GIVEN REQUEST
Write the data out again exactly, dropping any images it holds.

GIVEN INFORMATION
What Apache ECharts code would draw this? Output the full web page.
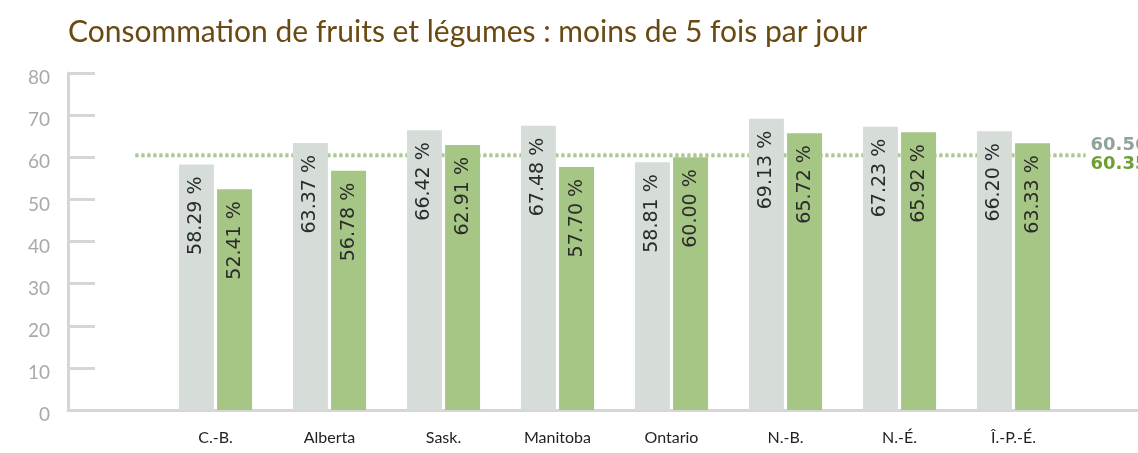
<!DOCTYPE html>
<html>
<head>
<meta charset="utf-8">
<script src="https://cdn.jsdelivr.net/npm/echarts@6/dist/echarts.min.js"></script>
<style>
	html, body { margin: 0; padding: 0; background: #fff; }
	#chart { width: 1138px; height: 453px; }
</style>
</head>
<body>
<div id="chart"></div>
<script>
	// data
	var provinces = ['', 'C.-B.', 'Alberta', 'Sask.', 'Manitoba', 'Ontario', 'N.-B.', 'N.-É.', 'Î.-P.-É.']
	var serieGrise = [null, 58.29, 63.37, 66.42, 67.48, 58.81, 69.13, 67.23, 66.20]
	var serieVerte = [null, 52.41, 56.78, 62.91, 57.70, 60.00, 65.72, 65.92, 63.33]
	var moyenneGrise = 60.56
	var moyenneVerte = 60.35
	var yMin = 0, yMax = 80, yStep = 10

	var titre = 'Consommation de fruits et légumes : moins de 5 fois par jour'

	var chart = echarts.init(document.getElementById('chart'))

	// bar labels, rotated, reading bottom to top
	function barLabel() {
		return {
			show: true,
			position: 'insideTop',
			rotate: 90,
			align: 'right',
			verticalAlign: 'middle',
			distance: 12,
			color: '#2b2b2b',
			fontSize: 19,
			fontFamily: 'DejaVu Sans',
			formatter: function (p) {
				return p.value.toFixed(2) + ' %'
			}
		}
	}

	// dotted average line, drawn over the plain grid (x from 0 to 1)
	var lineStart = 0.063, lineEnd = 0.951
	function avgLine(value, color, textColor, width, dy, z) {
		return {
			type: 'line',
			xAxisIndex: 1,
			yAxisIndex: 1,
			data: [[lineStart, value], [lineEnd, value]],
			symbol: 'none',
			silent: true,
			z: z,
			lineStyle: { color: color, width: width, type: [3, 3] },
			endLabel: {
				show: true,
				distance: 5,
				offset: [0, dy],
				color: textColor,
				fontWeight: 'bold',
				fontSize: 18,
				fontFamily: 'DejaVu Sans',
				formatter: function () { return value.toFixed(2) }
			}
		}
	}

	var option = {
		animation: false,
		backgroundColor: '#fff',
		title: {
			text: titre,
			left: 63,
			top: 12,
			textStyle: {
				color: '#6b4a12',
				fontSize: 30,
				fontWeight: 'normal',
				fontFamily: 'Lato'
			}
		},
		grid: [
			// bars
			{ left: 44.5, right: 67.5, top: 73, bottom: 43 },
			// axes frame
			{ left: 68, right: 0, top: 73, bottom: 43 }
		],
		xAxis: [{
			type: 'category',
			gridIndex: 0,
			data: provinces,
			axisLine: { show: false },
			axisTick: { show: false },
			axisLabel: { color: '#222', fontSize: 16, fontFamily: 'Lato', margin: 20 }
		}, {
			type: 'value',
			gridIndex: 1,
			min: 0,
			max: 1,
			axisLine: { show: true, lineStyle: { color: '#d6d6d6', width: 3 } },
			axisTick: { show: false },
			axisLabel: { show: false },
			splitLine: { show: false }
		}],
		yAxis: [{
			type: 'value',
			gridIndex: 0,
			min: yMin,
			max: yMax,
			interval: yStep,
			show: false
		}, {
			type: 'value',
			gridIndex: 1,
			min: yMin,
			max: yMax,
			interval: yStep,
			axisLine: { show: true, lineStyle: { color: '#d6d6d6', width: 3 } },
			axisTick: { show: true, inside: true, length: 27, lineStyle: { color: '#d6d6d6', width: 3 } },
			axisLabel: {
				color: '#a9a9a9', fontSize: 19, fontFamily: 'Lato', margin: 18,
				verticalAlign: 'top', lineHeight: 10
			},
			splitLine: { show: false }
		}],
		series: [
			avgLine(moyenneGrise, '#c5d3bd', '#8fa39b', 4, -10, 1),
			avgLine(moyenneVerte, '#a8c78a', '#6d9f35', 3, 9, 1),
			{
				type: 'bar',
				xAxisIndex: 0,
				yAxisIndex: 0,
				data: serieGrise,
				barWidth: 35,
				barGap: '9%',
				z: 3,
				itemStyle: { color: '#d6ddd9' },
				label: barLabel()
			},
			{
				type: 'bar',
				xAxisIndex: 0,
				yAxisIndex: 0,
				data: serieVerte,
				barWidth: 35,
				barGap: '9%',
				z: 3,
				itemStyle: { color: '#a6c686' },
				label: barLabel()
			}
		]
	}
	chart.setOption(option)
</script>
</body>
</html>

RESPONSE
What Apache ECharts code would draw this? Output the full web page.
<!DOCTYPE html>
<html>
<head>
<meta charset="utf-8">
<script src="https://cdn.jsdelivr.net/npm/echarts@6/dist/echarts.min.js"></script>
<style>
	html, body { margin: 0; padding: 0; background: #fff; }
	#chart { width: 1138px; height: 453px; }
</style>
</head>
<body>
<div id="chart"></div>
<script>
	// data
	var provinces = ['', 'C.-B.', 'Alberta', 'Sask.', 'Manitoba', 'Ontario', 'N.-B.', 'N.-É.', 'Î.-P.-É.']
	var serieGrise = [null, 58.29, 63.37, 66.42, 67.48, 58.81, 69.13, 67.23, 66.20]
	var serieVerte = [null, 52.41, 56.78, 62.91, 57.70, 60.00, 65.72, 65.92, 63.33]
	var moyenneGrise = 60.56
	var moyenneVerte = 60.35
	var yMin = 0, yMax = 80, yStep = 10

	var titre = 'Consommation de fruits et légumes : moins de 5 fois par jour'

	var chart = echarts.init(document.getElementById('chart'))

	// bar labels, rotated, reading bottom to top
	function barLabel() {
		return {
			show: true,
			position: 'insideTop',
			rotate: 90,
			align: 'right',
			verticalAlign: 'middle',
			distance: 12,
			color: '#2b2b2b',
			fontSize: 19,
			fontFamily: 'DejaVu Sans',
			formatter: function (p) {
				return p.value.toFixed(2) + ' %'
			}
		}
	}

	// dotted average line, drawn over the plain grid (x from 0 to 1)
	var lineStart = 0.063, lineEnd = 0.951
	function avgLine(value, color, textColor, width, dy, z) {
		return {
			type: 'line',
			xAxisIndex: 1,
			yAxisIndex: 1,
			data: [[lineStart, value], [lineEnd, value]],
			symbol: 'none',
			silent: true,
			z: z,
			lineStyle: { color: color, width: width, type: [3, 3] },
			endLabel: {
				show: true,
				distance: 5,
				offset: [0, dy],
				color: textColor,
				fontWeight: 'bold',
				fontSize: 18,
				fontFamily: 'DejaVu Sans',
				formatter: function () { return value.toFixed(2) }
			}
		}
	}

	var option = {
		animation: false,
		backgroundColor: '#fff',
		title: {
			text: titre,
			left: 63,
			top: 12,
			textStyle: {
				color: '#6b4a12',
				fontSize: 30,
				fontWeight: 'normal',
				fontFamily: 'Lato'
			}
		},
		grid: [
			// bars
			{ left: 44.5, right: 67.5, top: 73, bottom: 43 },
			// axes frame
			{ left: 68, right: 0, top: 73, bottom: 43 }
		],
		xAxis: [{
			type: 'category',
			gridIndex: 0,
			data: provinces,
			axisLine: { show: false },
			axisTick: { show: false },
			axisLabel: { color: '#222', fontSize: 16, fontFamily: 'Lato', margin: 20 }
		}, {
			type: 'value',
			gridIndex: 1,
			min: 0,
			max: 1,
			axisLine: { show: true, lineStyle: { color: '#d6d6d6', width: 3 } },
			axisTick: { show: false },
			axisLabel: { show: false },
			splitLine: { show: false }
		}],
		yAxis: [{
			type: 'value',
			gridIndex: 0,
			min: yMin,
			max: yMax,
			interval: yStep,
			show: false
		}, {
			type: 'value',
			gridIndex: 1,
			min: yMin,
			max: yMax,
			interval: yStep,
			axisLine: { show: true, lineStyle: { color: '#d6d6d6', width: 3 } },
			axisTick: { show: true, inside: true, length: 27, lineStyle: { color: '#d6d6d6', width: 3 } },
			axisLabel: {
				color: '#a9a9a9', fontSize: 19, fontFamily: 'Lato', margin: 18,
				verticalAlign: 'top', lineHeight: 10
			},
			splitLine: { show: false }
		}],
		series: [
			avgLine(moyenneGrise, '#c5d3bd', '#8fa39b', 4, -10, 1),
			avgLine(moyenneVerte, '#a8c78a', '#6d9f35', 3, 9, 1),
			{
				type: 'bar',
				xAxisIndex: 0,
				yAxisIndex: 0,
				data: serieGrise,
				barWidth: 35,
				barGap: '9%',
				z: 3,
				itemStyle: { color: '#d6ddd9' },
				label: barLabel()
			},
			{
				type: 'bar',
				xAxisIndex: 0,
				yAxisIndex: 0,
				data: serieVerte,
				barWidth: 35,
				barGap: '9%',
				z: 3,
				itemStyle: { color: '#a6c686' },
				label: barLabel()
			}
		]
	}
	chart.setOption(option)
</script>
</body>
</html>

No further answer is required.